Where Scale-Specific Failure Shows Up in the Data

When we look at product grid CTR data from DTC stores that have grown their catalogs significantly, a few patterns emerge consistently.

First, position bias becomes extreme. The top-left and top-center tiles in a rule-based grid collect disproportionate click share — not because those products are most relevant, but because the rule always puts the same products there. A shopper who's seen that top tile three times already has a lower probability of clicking it on the fourth visit, but the rule doesn't know they've seen it before.

Second, new product failure rates spike. A new SKU entering the catalog has no sales history, so revenue-ranked rules push it to the back. It never gets seen by enough shoppers to build velocity. The product gets marked as a slow-mover and eventually discounted or discontinued — but the underlying reason it failed was that the recommendation layer systematically excluded it during the period when it needed exposure most.

Third, cross-category discovery drops off. When a shopper's session history suggests they're open to a category adjacent to their primary interest, rules have no mechanism to surface that. The affinity connection between someone who buys minimalist kitchenware and someone who would respond well to a storage and organization collection exists in the behavioral data — but rules can't read behavioral data. They read catalog attributes.

The Cold Start Isn't the Only Problem

Most discussion about recommendation system limitations focuses on cold start — the inability to personalize for new visitors with no history. Cold start is real, but it's not the primary failure mode of rules at scale. Rules fail even for returning customers.

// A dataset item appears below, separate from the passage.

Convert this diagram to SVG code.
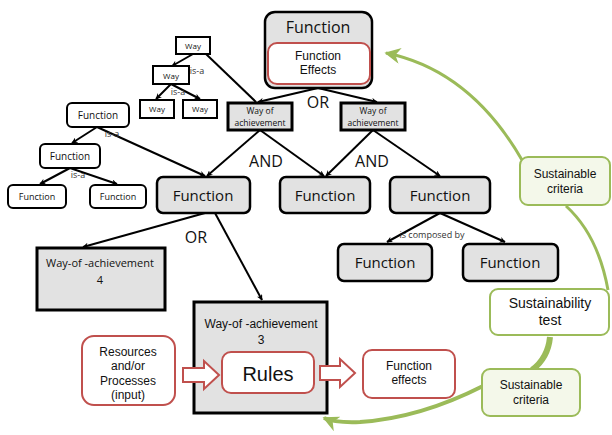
<svg xmlns="http://www.w3.org/2000/svg" width="612" height="435" viewBox="0 0 612 435">
<style>
.fn{fill:#e2e2e2;stroke:#000;stroke-width:2.5}
.way{fill:#e2e2e2;stroke:#000;stroke-width:3}
.small{fill:#fff;stroke:#000;stroke-width:2}
.red{fill:#fff;stroke:#c0504d;stroke-width:2}
.grn{fill:#fff;stroke:#9bbb59;stroke-width:2}
.grntop{fill:#f4f8ea;stroke:#9bbb59;stroke-width:2}
.t{font-family:"Open Sans","Liberation Sans",sans-serif;fill:#111;text-anchor:middle}
.a{font-family:"Liberation Sans",Arial,sans-serif;fill:#111;text-anchor:middle}
.con line{stroke:#000;stroke-width:2;fill:none}
</style>
<defs>
<marker id="ar" viewBox="0 0 10 10" refX="9" refY="5" markerWidth="6" markerHeight="6" orient="auto" markerUnits="userSpaceOnUse">
<path d="M0,0 L10,5 L0,10 L3,5 Z" fill="#000"/>
</marker>
<marker id="arg" viewBox="0 0 10 10" refX="9" refY="5" markerWidth="16" markerHeight="16" orient="auto-start-reverse" markerUnits="userSpaceOnUse">
<path d="M0,0 L10,5 L0,10 L3,5 Z" fill="#9bbb59"/>
</marker>
</defs>

<g id="connectors" class="con">
<line x1="318" y1="88" x2="258" y2="102" marker-end="url(#ar)"/>
<line x1="318" y1="88" x2="377" y2="102" marker-end="url(#ar)"/>
<line x1="206" y1="54" x2="256" y2="102"/>
<line x1="193" y1="54" x2="172" y2="66" marker-end="url(#ar)"/>
<line x1="171" y1="84" x2="156" y2="99" marker-end="url(#ar)"/>
<line x1="171" y1="84" x2="200" y2="99" marker-end="url(#ar)"/>
<line x1="97" y1="127" x2="72" y2="143" marker-end="url(#ar)"/>
<line x1="97" y1="127" x2="205" y2="176" marker-end="url(#ar)"/>
<line x1="70" y1="168" x2="40" y2="184" marker-end="url(#ar)"/>
<line x1="70" y1="168" x2="117" y2="184" marker-end="url(#ar)"/>
<line x1="260" y1="130" x2="207" y2="176" marker-end="url(#ar)"/>
<line x1="260" y1="130" x2="324" y2="176" marker-end="url(#ar)"/>
<line x1="373" y1="130" x2="326" y2="176" marker-end="url(#ar)"/>
<line x1="373" y1="130" x2="440" y2="176" marker-end="url(#ar)"/>
<line x1="440" y1="213" x2="387" y2="242" marker-end="url(#ar)"/>
<line x1="440" y1="213" x2="505" y2="242" marker-end="url(#ar)"/>
<line x1="205" y1="213" x2="83" y2="247" marker-end="url(#ar)"/>
<line x1="215" y1="213" x2="262" y2="300" marker-end="url(#ar)"/>
<path d="M386,53 Q470,70 522,160" style="stroke:#9bbb59;stroke-width:3;fill:none" marker-start="url(#arg)"/>
<path d="M566,206 Q598,235 608,290" style="stroke:#9bbb59;stroke-width:3;fill:none"/>
<path d="M550,337 Q548,358 532,370" style="stroke:#9bbb59;stroke-width:6;fill:none"/>
<path d="M483,386 Q420,418 360,422 Q335,423 324,418" style="stroke:#9bbb59;stroke-width:4;fill:none" marker-end="url(#arg)"/>
</g>

<text class="t" x="318" y="108" font-size="16">OR</text>
<text class="t" x="266" y="167" font-size="16">AND</text>
<text class="t" x="372" y="167" font-size="16">AND</text>
<text class="t" x="196" y="243" font-size="16">OR</text>
<text class="t" x="197" y="74" font-size="9" style="fill:#333">is-a</text>
<text class="t" x="178" y="95" font-size="9" style="fill:#333">is-a</text>
<text class="t" x="112" y="137" font-size="9" style="fill:#333">is-a</text>
<text class="t" x="78" y="178" font-size="9" style="fill:#333">is-a</text>
<text class="t" x="432" y="238" font-size="9" style="fill:#333">is composed by</text>

<g id="top-function">
<rect class="fn" x="265" y="12" width="107" height="76" rx="10"/>
<text class="t" x="318" y="33" font-size="16">Function</text>
<rect class="red" x="268" y="43" width="102" height="41" rx="9"/>
<text class="a" x="318" y="60" font-size="12">Function</text>
<text class="a" x="318" y="74" font-size="12">Effects</text>
</g>

<g id="way1"><rect class="small" x="176" y="37" width="34" height="17"/><text class="t" x="193" y="49" font-size="8">Way</text></g>
<g id="way2"><rect class="small" x="153" y="66" width="36" height="18"/><text class="t" x="171" y="79" font-size="8">Way</text></g>
<g id="way3"><rect class="small" x="140" y="100" width="34" height="18"/><text class="t" x="157" y="112" font-size="8">Way</text></g>
<g id="way4"><rect class="small" x="183" y="100" width="34" height="18"/><text class="t" x="200" y="112" font-size="8">Way</text></g>

<g id="woa-left"><rect class="way" x="228" y="103" width="64" height="27"/><text class="t" x="260" y="114" font-size="8.5">Way of</text><text class="t" x="260" y="126" font-size="8.5">achievement</text></g>
<g id="woa-right"><rect class="way" x="341" y="103" width="64" height="27"/><text class="t" x="373" y="114" font-size="8.5">Way of</text><text class="t" x="373" y="126" font-size="8.5">achievement</text></g>

<g id="f-a"><rect class="small" x="67" y="103" width="62" height="24" rx="5"/><text class="t" x="98" y="119" font-size="10">Function</text></g>
<g id="f-b"><rect class="small" x="40" y="144" width="60" height="24" rx="5"/><text class="t" x="70" y="160" font-size="10">Function</text></g>
<g id="f-c"><rect class="small" x="8" y="185" width="58" height="23" rx="5"/><text class="t" x="37" y="200" font-size="9">Function</text></g>
<g id="f-d"><rect class="small" x="90" y="185" width="56" height="23" rx="5"/><text class="t" x="118" y="200" font-size="9">Function</text></g>

<g id="f1"><rect class="fn" x="157" y="177" width="93" height="36" rx="6"/><text class="t" x="203" y="201" font-size="15">Function</text></g>
<g id="f2"><rect class="fn" x="280" y="177" width="90" height="36" rx="6"/><text class="t" x="325" y="201" font-size="15">Function</text></g>
<g id="f3"><rect class="fn" x="390" y="177" width="100" height="36" rx="6"/><text class="t" x="440" y="201" font-size="15">Function</text></g>
<g id="f4"><rect class="fn" x="338" y="244" width="94" height="37" rx="6"/><text class="t" x="385" y="268" font-size="15">Function</text></g>
<g id="f5"><rect class="fn" x="463" y="244" width="95" height="37" rx="6"/><text class="t" x="510" y="268" font-size="15">Function</text></g>

<g id="woa4"><rect class="way" x="37" y="248" width="128" height="62"/><text class="t" x="100" y="267" font-size="11">Way-of -achievement</text><text class="t" x="100" y="284" font-size="11">4</text></g>

<g id="woa3">
<rect class="way" x="194" y="302" width="133" height="111"/>
<text class="a" x="261" y="328" font-size="12">Way-of -achievement</text>
<text class="a" x="261" y="344" font-size="12">3</text>
</g>
<g id="rules"><rect class="red" x="222" y="352" width="92" height="41" rx="9"/><text class="a" x="268" y="381" font-size="20">Rules</text></g>
<g id="resources">
<rect class="red" x="82" y="336" width="93" height="69" rx="12"/>
<text class="a" x="128" y="356" font-size="12">Resources</text>
<text class="a" x="128" y="370" font-size="12">and/or</text>
<text class="a" x="128" y="385" font-size="12">Processes</text>
<text class="a" x="128" y="399" font-size="12">(input)</text>
</g>
<g id="arrow-in"><path d="M183,368 H204 V361 L219,375 L204,389 V382 H183 Z" fill="#fff" stroke="#c0504d" stroke-width="2"/></g>
<g id="arrow-out"><path d="M320,366 H340 V359 L355,373 L340,387 V380 H320 Z" fill="#fff" stroke="#c0504d" stroke-width="2"/></g>
<g id="fe"><rect class="red" x="363" y="350" width="92" height="48" rx="9"/><text class="a" x="409" y="370" font-size="12">Function</text><text class="a" x="409" y="384" font-size="12">effects</text></g>

<g id="sc-top"><rect class="grntop" x="520" y="157" width="90" height="48" rx="8"/><text class="a" x="565" y="178" font-size="12">Sustainable</text><text class="a" x="565" y="193" font-size="12">criteria</text></g>
<g id="st"><rect class="grn" x="490" y="289" width="119" height="46" rx="8"/><text class="a" x="550" y="308" font-size="14">Sustainability</text><text class="a" x="550" y="325" font-size="14">test</text></g>
<g id="sc-bot"><rect class="grntop" x="482" y="369" width="98" height="47" rx="8"/><text class="a" x="531" y="389" font-size="12">Sustainable</text><text class="a" x="531" y="404" font-size="12">criteria</text></g>
</svg>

Consider a shopper who has placed three orders over 18 months. They have a clear preference vector — moderate price range, specific aesthetic, strong affinity for one brand sub-line. But if your rule for returning customers is "show items in categories they've purchased before," you're ignoring everything they've browsed and hovered over but not yet bought. You're also ignoring the signal in their dwell time, their scroll patterns across the grid, the sequence in which they moved through your catalog in the last session.

Purchase history is the loudest signal but also the slowest-updating. A shopper can change their mind about what they want this week versus last quarter, and their session micro-behaviors will show that shift long before they make another purchase. Rules that rely only on purchase history are working with a months-old snapshot of a person who may have meaningfully different preferences today.

What Comes After Rules

The transition from rule-based merchandising to session-aware personalization isn't about replacing rules entirely — it's about being honest about what rules can and can't do. Rules handle constraints and business logic well. They don't handle individual relevance inference well, and they fail progressively worse as catalog size grows.

At the point where your catalog has more SKUs than your merchandising team can manually evaluate, some form of automated relevance modeling becomes necessary — not as a philosophical upgrade, but as a practical operational response to a catalog your rules can't meaningfully index.

The brands that make this transition successfully tend to keep their high-level business rules intact — pinned promotions, out-of-stock suppression, margin floors — while replacing the middle and bottom layers of the recommendation stack with behavioral scoring. The rules handle the "what we won't show," and the model handles "what we think this person wants to see right now."

That separation of concerns is what makes catalog growth feel manageable rather than chaotic. Your 10,000 SKUs are no longer a problem to be governed by increasingly complex rule trees. They're a resource — a deep inventory of relevant products waiting to be matched to the right shopper at the right moment.